If one discovers some truth, it is still necessary that Aristotle saw it; or if Aristotle is contrary to it, the discovery will be false. Some make this philosopher speak one way, others another; for all those who wish to pass for learned make him speak their language. There is no impertinence that they do not make him say, and there are few new discoveries that are not found enigmatically in some corner of his books. In a word, he contradicts himself almost always, if not in his works, at least in the mouth of those who teach him. For although philosophers protest and even pretend to teach his doctrine, it is difficult to find two who agree on his sentiments, because in effect Aristotle’s books are so obscure and filled with terms so vague and general that one can with some plausibility attribute to him the sentiments of those who are most opposed to him. One can make him say whatever one wants in some of his works, because he says almost nothing there, although he makes much noise; just as children make bells say whatever they please, because bells make much noise and say nothing.

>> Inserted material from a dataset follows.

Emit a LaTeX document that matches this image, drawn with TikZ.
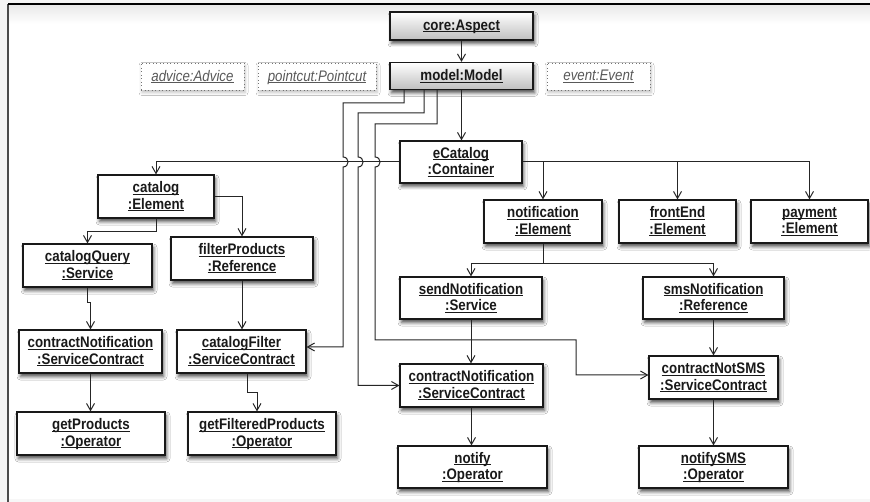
\documentclass[tikz,border=0pt]{standalone}
\usepackage{fontspec}
\setmainfont{Liberation Sans}[FakeStretch=0.87]
\usetikzlibrary{arrows.meta,shadows,shadows.blur,calc}
\newcommand\ulx[1]{\underline{\raisebox{0pt}[\height][0pt]{#1}}}
\begin{document}
\begin{tikzpicture}[x=1pt,y=-1pt,
  obj/.style={draw=black!90, line width=1.2pt, fill=white, minimum height=43pt, inner sep=0pt,
    align=center, font=\fontsize{15.3}{16.5}\selectfont\bfseries, text=black!90,
    blur shadow={shadow xshift=1.5pt, shadow yshift=-3.5pt, shadow blur radius=3.5pt, shadow opacity=70}},
  grad/.style={top color=white, bottom color=gray!50},
  ghost/.style={draw=black!55, line width=0.9pt, dash pattern=on 0.9pt off 2.6pt, fill=white,
    minimum height=27pt, inner sep=0pt, font=\fontsize{15.3}{16.5}\selectfont\itshape, text=black!65,
    blur shadow={shadow xshift=1pt, shadow yshift=-2.5pt, shadow blur radius=3pt, shadow opacity=25}},
  arr/.style={draw=black!85, line width=1pt, -{Straight Barb[length=7pt,width=8pt]}}
]
\useasboundingbox (0,0) rectangle (870,502);
% window background and frame
\fill[gray!8] (0,0) rectangle (870,502);
\fill[white] (8,4) rectangle (870,502);
\shade[top color=gray!18, bottom color=white] (8,4) rectangle (870,24);
\fill[gray!6] (8,499) rectangle (870,502);
\draw[black!70, line width=1.2pt] (8,4) -- (8,502);
\draw[black, line width=2pt] (8,4) -- (870,4);

% nodes
\node[obj, grad, minimum width=143pt, minimum height=28pt] (core) at (461.5,26) {\ulx{core:Aspect}};
\node[obj, grad, minimum width=143pt, minimum height=27pt] (model) at (461.5,76) {\ulx{model:Model}};
\node[ghost, minimum width=103pt] (advice) at (192.5,76.5) {\ulx{advice:Advice}};
\node[ghost, minimum width=118pt] (pointcut) at (317,76.5) {\ulx{pointcut:Pointcut}};
\node[ghost, minimum width=103pt] (event) at (598.5,76.5) {\ulx{event:Event}};

\node[obj, minimum width=122pt, minimum height=42pt] (eCat) at (461,162) {\ulx{eCatalog}\\\ulx{:Container}};
\node[obj, minimum width=116pt] (catalog) at (156,196.5) {\ulx{catalog}\\\ulx{:Element}};
\node[obj, minimum width=118pt] (notification) at (543,221.5) {\ulx{notification}\\\ulx{:Element}};
\node[obj, minimum width=117pt] (frontEnd) at (677.5,221.5) {\ulx{frontEnd}\\\ulx{:Element}};
\node[obj, minimum width=117pt] (payment) at (809.5,221.5) {\ulx{payment}\\\ulx{:Element}};

\node[obj, minimum width=129pt] (catalogQuery) at (87.5,265.5) {\ulx{catalogQuery}\\\ulx{:Service}};
\node[obj, minimum width=142pt] (filterProducts) at (242,258.5) {\ulx{filterProducts}\\\ulx{:Reference}};
\node[obj, minimum width=142pt, minimum height=42pt] (send) at (471,298) {\ulx{sendNotification}\\\ulx{:Service}};
\node[obj, minimum width=141pt, minimum height=42pt] (sms) at (713.5,298) {\ulx{smsNotification}\\\ulx{:Reference}};

\node[obj, minimum width=143pt] (cnL) at (90.5,351.5) {\ulx{contractNotification}\\\ulx{:ServiceContract}};
\node[obj, minimum width=129pt] (catalogFilter) at (241.5,351.5) {\ulx{catalogFilter}\\\ulx{:ServiceContract}};
\node[obj, minimum width=143pt] (cnM) at (471.5,385.5) {\ulx{contractNotification}\\\ulx{:ServiceContract}};
\node[obj, minimum width=129pt] (cnSMS) at (713.5,377.5) {\ulx{contractNotSMS}\\\ulx{:ServiceContract}};

\node[obj, minimum width=148pt] (getProducts) at (91,433.5) {\ulx{getProducts}\\\ulx{:Operator}};
\node[obj, minimum width=148pt] (getFiltered) at (262,433.5) {\ulx{getFilteredProducts}\\\ulx{:Operator}};
\node[obj, minimum width=149pt, minimum height=42pt] (notify) at (472.5,467) {\ulx{notify}\\\ulx{:Operator}};
\node[obj, minimum width=149pt, minimum height=42pt] (notifySMS) at (713.5,467) {\ulx{notifySMS}\\\ulx{:Operator}};

% connectors
\draw[arr] (core) -- (model);
\draw[arr] (model.south) -- (model.south |- eCat.north);

\draw[arr] ([xshift=-57.5pt]model.south) |- (343,103) -- (343,157)
  .. controls (349.7,157) and (349.7,167) .. (343,167) |- ([yshift=4.5pt]catalogFilter.east);
\draw[arr] ([xshift=-37.5pt]model.south) |- (358,113) -- (358,157)
  .. controls (364.7,157) and (364.7,167) .. (358,167) |- (cnM.west);
\draw[arr] ([xshift=-24.5pt]model.south) |- (375,124) -- (375,157)
  .. controls (381.7,157) and (381.7,167) .. (375,167) |- (576,340) |- ([yshift=2.5pt]cnSMS.west);

\draw[arr] (eCat.west) -| (catalog.north);
\draw[arr] (eCat.east) -| (notification.north);
\draw[arr] (eCat.east) -| (frontEnd.north);
\draw[arr] (eCat.east) -| (payment.north);

\draw[arr] (catalog.south) -- ++(0,13) -| (catalogQuery.north);
\draw[arr] (catalog.east) -| (filterProducts.north);
\draw[arr] (catalogQuery.south) -- ++(0,15) -| (cnL.north);
\draw[arr] (filterProducts.south) -- (filterProducts.south |- catalogFilter.north);
\draw[arr] (cnL.south) -- (cnL.south |- getProducts.north);
\draw[arr] ([xshift=5.5pt]catalogFilter.south) -- ++(0,19) -| ([xshift=-5pt]getFiltered.north);

\draw[arr] (notification.south) -- ++(0,20) -| (send.north);
\draw[arr] (notification.south) -- ++(0,20) -| (sms.north);
\draw[arr] (send.south) -- (send.south |- cnM.north);
\draw[arr] (sms.south) -- (sms.south |- cnSMS.north);
\draw[arr] (cnM.south) -- (cnM.south |- notify.north);
\draw[arr] (cnSMS.south) -- (cnSMS.south |- notifySMS.north);
\end{tikzpicture}
\end{document}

It is true that it appears very reasonable to fix and stop the human mind to particular opinions, in order to prevent it from extravagating. But must it be through lies and error? Or rather, does one think that error can unite minds? Let one examine how rare it is to find persons of wit who are satisfied with the reading of Aristotle, and who are persuaded to have acquired a true science even after having grown old over his books, and one will manifestly recognize that only truth and evidence stop the agitation of the mind, and that disputes, aversions, errors, and even heresies are sustained and strengthened by the bad manner in which one studies. Truth consists in an indivisible, it is not capable of variety, and there is only it that can unite minds; but lies and error can only divide and agitate them.

I do not doubt that there are some persons who believe in good faith that he whom they call the prince of philosophers is not in error, and that it is in his works that true and solid philosophy is found. There are people who imagine that for two thousand years since Aristotle wrote, one could not yet discover that he had fallen into some error; that thus, being infallible in some manner, they can follow him blindly and cite him as infallible. But we do not wish to stop to answer these persons, because they must be in too gross an ignorance and more worthy of being despised than combated. One only asks them that if they know that Aristotle or some of those who followed him ever deduced some truth from the principles of physics that are particular to him, or if perhaps they have done it themselves, let them declare it, explain it, and prove it, and one promises them not to speak of Aristotle again except with praise. One will no longer say that his principles are useless, since they will have finally served to prove a truth; but there is no reason to hope for it. The challenge has been made for a long time, and Mr. Descartes among others in his Metaphysical Meditations, nearly forty years ago, with even the promise to demonstrate the falsity of this pretended truth. And it is very likely that no one will ever hazard to do what the greatest enemies of Mr. Descartes and the most zealous defenders of Aristotle’s philosophy have not yet dared to undertake.

Let it therefore be permitted after this to say that it is blindness, baseness of mind, stupidity, to thus submit to the authority of Aristotle, of Plato, or of some other philosopher; that one loses one’s time in reading them when one has no other design than to retain their opinions, and that one makes those to whom one teaches them in this manner lose theirs. Let it be permitted to say with Saint Augustine that it is to be foolishly curious to send one’s son to college so that he may learn there the sentiments of his master; that philosophers cannot instruct us by their authority, and that if they claim to, they are unjust; that it is a kind of folly and impiety to solemnly swear their defense, and finally that it is unjustly holding truth captive to oppose by interest new opinions of philosophy that may be true, in order to preserve those that one knows well enough to be false or useless [4].